Было ли самоубийство Кронфельда, который был вовлечен в два самых важных конфликта, какие только случились на длинном и кровавом пути Сталина, с Троцким и Гитлером, убийством? На самом деле, понять мотив этого убийства, если то было убийство, легче, чем понять мотив самоубийства. Для тех немногих, — их наверно было меньше 50 — кто в 1939 году читал брошюру Кронфельда, было бы неприятно оставить автора врагу. Теперь он и о них знал столь же много и при случае мог рассказать это на родном немецком. Как это он писал о Гитлере? «Лживость и страсть к самовозвеличению — истерические черты фюрера».
Так много документов уничтожено, так много людей убито, так много из того, что выжило, сохранилось по чистой случайности, что единственной возможной позицией в таких вопросах остается ожидание. Может быть, архивы донесут до нас правду; а пока что все, что мы знаем, — это то, что самоубийства Зины Волковой и Артура Кронфельда едва отличимы от убийств. Но могло быть и так, что то были акты самопожертвования, помешавшие друзьям или врагам — а друзья быстро становились врагами — злоупотребить фикциями инцеста, гомосексуализма и дегенерации в целях, которые были бы противоположны авторским. И Волкова, и Кронфельд могли покончить с собой для того, чтобы их уникальные знания и фантазии не достались тем, кто мог завладеть их телами.
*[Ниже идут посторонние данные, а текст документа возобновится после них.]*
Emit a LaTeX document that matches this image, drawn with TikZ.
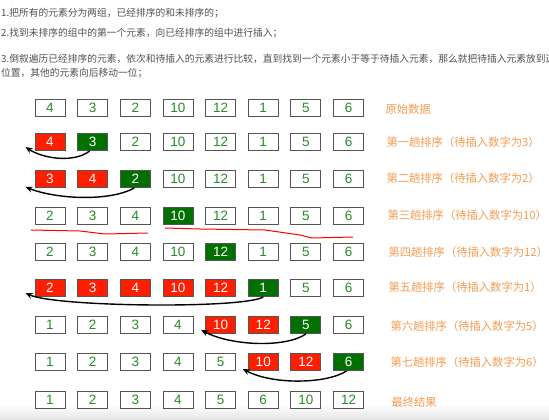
\documentclass[tikz,border=0pt]{standalone}
\usepackage{fontspec}
\setmainfont{Liberation Sans}
\newfontfamily\cjk{Noto Sans CJK SC}
\usepackage{tikz}
\usetikzlibrary{arrows.meta}
\definecolor{numgreen}{RGB}{40,140,40}
\definecolor{boxgreen}{RGB}{0,112,0}
\definecolor{boxred}{RGB}{255,30,0}
\definecolor{boxgray}{RGB}{85,85,85}
\definecolor{labelorange}{RGB}{245,155,80}
\definecolor{notegray}{RGB}{80,80,80}

\tikzset{
    cell/.style={draw=boxgray, line width=0.9pt, minimum width=30pt, minimum height=17pt, inner sep=0pt, font=\fontsize{13.5}{13.5}\selectfont},
    cellw/.style={cell, fill=white, text=numgreen},
    cellr/.style={cell, fill=boxred, text=white},
    cellg/.style={cell, fill=boxgreen, text=white},
    steplabel/.style={anchor=west, text=labelorange, font=\cjk\fontsize{11.3}{12}\selectfont},
    note/.style={anchor=west, text=notegray, inner sep=0pt, font=\cjk\fontsize{9.75}{11}\selectfont},
    movearrow/.style={-{Stealth[length=7pt,width=6pt]}, line width=1.4pt, black},
    scribble/.style={red, line width=1pt, line join=round}
}

\begin{document}
\begin{tikzpicture}[x=1pt, y=-1pt]
\useasboundingbox (0,0) rectangle (549,420);
\clip (0,0) rectangle (549,420);
% faint shade at the bottom edge
\shade[top color=white, bottom color=black!10] (0,404) rectangle (549,420);

% Notes on top
\node[note] (n1) at (1,13) {1.把所有的元素分为两组，已经排序的和未排序的；};
\node[note] (n2) at (1,33) {2.找到未排序的组中的第一个元素，向已经排序的组中进行插入；};
\node[note] (n3) at (1,59) {3.倒叙遍历已经排序的元素，依次和待插入的元素进行比较，直到找到一个元素小于等于待插入元素，那么就把待插入元素放到这};
\node[note] (n4) at (1,73) {位置，其他的元素向后移动一位；};

% Rows of boxes (w = white, r = red, g = green)
\foreach \row/\y/\cells in {
    0/108/{4/w,3/w,2/w,10/w,12/w,1/w,5/w,6/w},
    1/142/{4/r,3/g,2/w,10/w,12/w,1/w,5/w,6/w},
    2/179/{3/r,4/r,2/g,10/w,12/w,1/w,5/w,6/w},
    3/216/{2/w,3/w,4/w,10/g,12/w,1/w,5/w,6/w},
    4/252/{2/w,3/w,4/w,10/w,12/g,1/w,5/w,6/w},
    5/288/{2/r,3/r,4/r,10/r,12/r,1/g,5/w,6/w},
    6/325/{1/w,2/w,3/w,4/w,10/r,12/r,5/g,6/w},
    7/362/{1/w,2/w,3/w,4/w,5/w,10/r,12/r,6/g},
    8/400/{1/w,2/w,3/w,4/w,5/w,6/w,10/w,12/w}}{
    \foreach \v/\c [count=\i] in \cells
        \node[cell\c] (r\row-\i) at ({50+42.65*(\i-1)},\y) {\v};
}

% Labels on the right
\node[steplabel] (l0) at (382,109) {原始数据};
\node[steplabel] (l1) at (383,142) {第一趟排序（待插入数字为3）};
\node[steplabel] (l2) at (383,178) {第二趟排序（待插入数字为2）};
\node[steplabel] (l3) at (384,215) {第三趟排序（待插入数字为10）};
\node[steplabel] (l4) at (385,252) {第四趟排序（待插入数字为12）};
\node[steplabel] (l5) at (385,287) {第五趟排序（待插入数字为1）};
\node[steplabel] (l6) at (387,326) {第六趟排序（待插入数字为5）};
\node[steplabel] (l7) at (387,362) {第七趟排序（待插入数字为6）};
\node[steplabel] (l8) at (388,402) {最终结果};

% Moves (y axis points down)
\draw[movearrow] ([xshift=-3pt]r1-2.south) .. controls +(-15,12) and +(18,12) .. ([xshift=-9pt,yshift=-5pt]r1-1.west);
\draw[movearrow] ([xshift=-1pt]r2-3.south) .. controls +(-25,14) and +(30,12) .. ([xshift=-9pt,yshift=-8pt]r2-1.west);
\draw[movearrow] (r5-6.south) .. controls +(-20,12) and +(30,14) .. ([xshift=-9pt,yshift=-5pt]r5-1.west);
\draw[movearrow] (r6-7.south) .. controls +(-20,14) and +(30,16) .. ([xshift=-4pt,yshift=4pt]r6-5.south west);
\draw[movearrow] ([xshift=-2pt]r7-8.south) .. controls +(-20,13) and +(30,16) .. ([xshift=-5pt,yshift=2pt]r7-6.south west);

% hand-drawn red lines under the third step
\draw[scribble] (31,230) -- (80,231) -- (105,234) -- (148,233);
\draw[scribble] (165,228) -- (200,229) -- (265,230) -- (300,235) -- (312,238) -- (353,237);
\end{tikzpicture}
\end{document}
Потомки Троцкого оставили много свидетельств о своем опыте, но в них остаются таинственные пробелы, и историкам заполнить их труднее, чем авторам вымысла, который бывает более реален, чем правда. В начале своего замечательного антипсихиатрического романа «У» (1932) Всеволод Иванов представил захватывающую пародию на адлерианские увлечения раннего советского периода. Изображенный там психоаналитик, делящийся узнаваемыми идеями и еще более характерными фантазиями, — не творец, но скорее жертва советской истории. В одном из немногих своих рассказов с ключом «Помощник режиссера» (1943) Владимир Набоков представил свою — верную, хоть и недостаточную — версию отношений между фольклорной певицей, ее мужем — «тройным агентом» и врачом с еврейским именем («доктор Бахрах, чья первая жена была знаменитой Кармен»), за которым стоял Макс Эйтингон. Главный герой романа Владимира Шарова «Мне и во время» (1993) безнадежно ждет Страшного суда в московской психиатрической клинике некоего доктора Кронфельда.
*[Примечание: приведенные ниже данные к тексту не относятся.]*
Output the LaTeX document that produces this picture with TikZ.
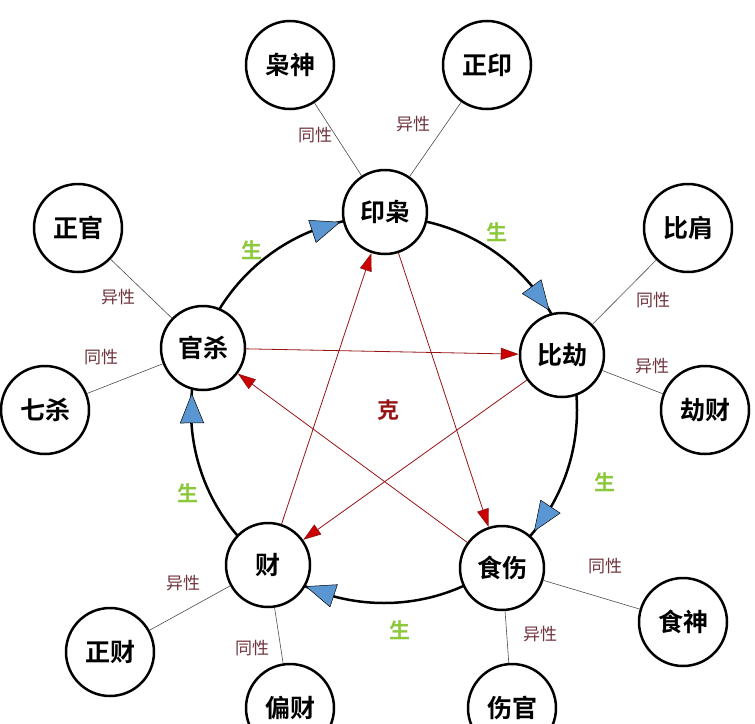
\documentclass[tikz,border=0pt]{standalone}
\usepackage{fontspec}
\newfontfamily\cjk{Noto Sans CJK SC}[BoldFont={Noto Sans CJK SC Bold}]
\usetikzlibrary{arrows.meta,calc}
\definecolor{sheng}{RGB}{140,200,60}
\definecolor{tx}{RGB}{110,50,60}
\definecolor{ke}{RGB}{150,20,20}
\definecolor{blu}{RGB}{90,150,210}
\begin{document}
\begin{tikzpicture}[x=1pt,y=1pt,
  big/.style={circle,draw,line width=2.5pt,fill=white,minimum size=84pt,inner sep=0pt,font=\cjk\bfseries\fontsize{25}{25}\selectfont},
  outer/.style={big,minimum size=88pt},
  lk/.style={draw=black!70,line width=0.6pt},
  lab/.style={text=tx,font=\cjk\fontsize{17}{17}\selectfont},
  sh/.style={text=sheng,font=\cjk\bfseries\fontsize{21}{21}\selectfont},
  kearr/.style={draw=ke,line width=0.8pt,-{Triangle[length=18pt,width=12pt,fill=red!80!black]}},
  barr/.style={draw=black,line width=0.5pt,-{Triangle[length=30pt,width=24pt,fill=blu]}}]
\useasboundingbox (0,0) rectangle (755,-723);
\coordinate (C) at (384,-410);
\draw[line width=2.5pt] (C) circle (193);
% outer nodes
\node[outer] (xs) at (290,-65) {枭神};
\node[outer] (zy) at (487,-65) {正印};
\node[outer] (bj) at (688,-228) {比肩};
\node[outer] (jc) at (705,-410) {劫财};
\node[outer] (ss) at (683,-622) {食神};
\node[outer] (sg) at (512,-708) {伤官};
\node[outer] (pc) at (290,-708) {偏财};
\node[outer] (zc) at (110,-652) {正财};
\node[outer] (qs) at (45,-410) {七杀};
\node[outer] (zg) at (78,-228) {正官};
% main nodes
\node[big] (yx) at (385,-212) {印枭};
\node[big] (bjie) at (562,-355) {比劫};
\node[big] (shs) at (502,-568) {食伤};
\node[big] (cai) at (268,-565) {财};
\node[big] (gs) at (203,-348) {官杀};
% connectors
\path[lk] (yx) -- (xs); \path[lk] (yx) -- (zy);
\path[lk] (bjie) -- (bj); \path[lk] (bjie) -- (jc);
\path[lk] (shs) -- (ss); \path[lk] (shs) -- (sg);
\path[lk] (cai) -- (pc); \path[lk] (cai) -- (zc);
\path[lk] (gs) -- (qs); \path[lk] (gs) -- (zg);
% ke arrows
\draw[kearr] (gs) -- (bjie);
\draw[kearr] (bjie) -- (cai);
\draw[kearr] (cai) -- (yx);
\draw[kearr] (yx) -- (shs);
\draw[kearr] (shs) -- (gs);
% sheng arrows
\draw[barr] ($(C)+(114:193)$) -- ($(C)+(103:193)$);
\draw[barr] ($(C)+(42:193)$) -- ($(C)+(31:193)$);
\draw[barr] ($(C)+(-28:193)$) -- ($(C)+(-39:193)$);
\draw[barr] ($(C)+(-103:193)$) -- ($(C)+(-114:193)$);
\draw[barr] ($(C)+(186:193)$) -- ($(C)+(175:193)$);
% labels
\node[lab] (l1) at (315,-135) {同性};
\node[lab] (l2) at (413,-124) {异性};
\node[lab] (l3) at (653,-300) {同性};
\node[lab] (l4) at (652,-366) {异性};
\node[lab] (l5) at (605,-566) {同性};
\node[lab] (l6) at (540,-634) {异性};
\node[lab] (l7) at (252,-648) {同性};
\node[lab] (l8) at (183,-583) {异性};
\node[lab] (l9) at (101,-357) {同性};
\node[lab] (l10) at (118,-297) {异性};
\node[text=ke,font=\cjk\bfseries\fontsize{22}{22}\selectfont] (k) at (388,-410) {克};
\node[sh] (s1) at (252,-250) {生};
\node[sh] (s2) at (497,-232) {生};
\node[sh] (s3) at (605,-482) {生};
\node[sh] (s4) at (400,-630) {生};
\node[sh] (s5) at (188,-493) {生};
\end{tikzpicture}
\end{document}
Полный энтузиазма и катастроф, XX век черпал свои силы из пси-наук, которые так и не смогли научить человека, по слову Фрейда, управлять своими делами. Наш век доверяет предупреждениям об опасных методах прошлого, предпочитая получать их с большого, быстрого, предпочтительно трехмерного экрана. Набоков был прав, предоставив последний суд не Богу или врачу, а помощнику режиссера.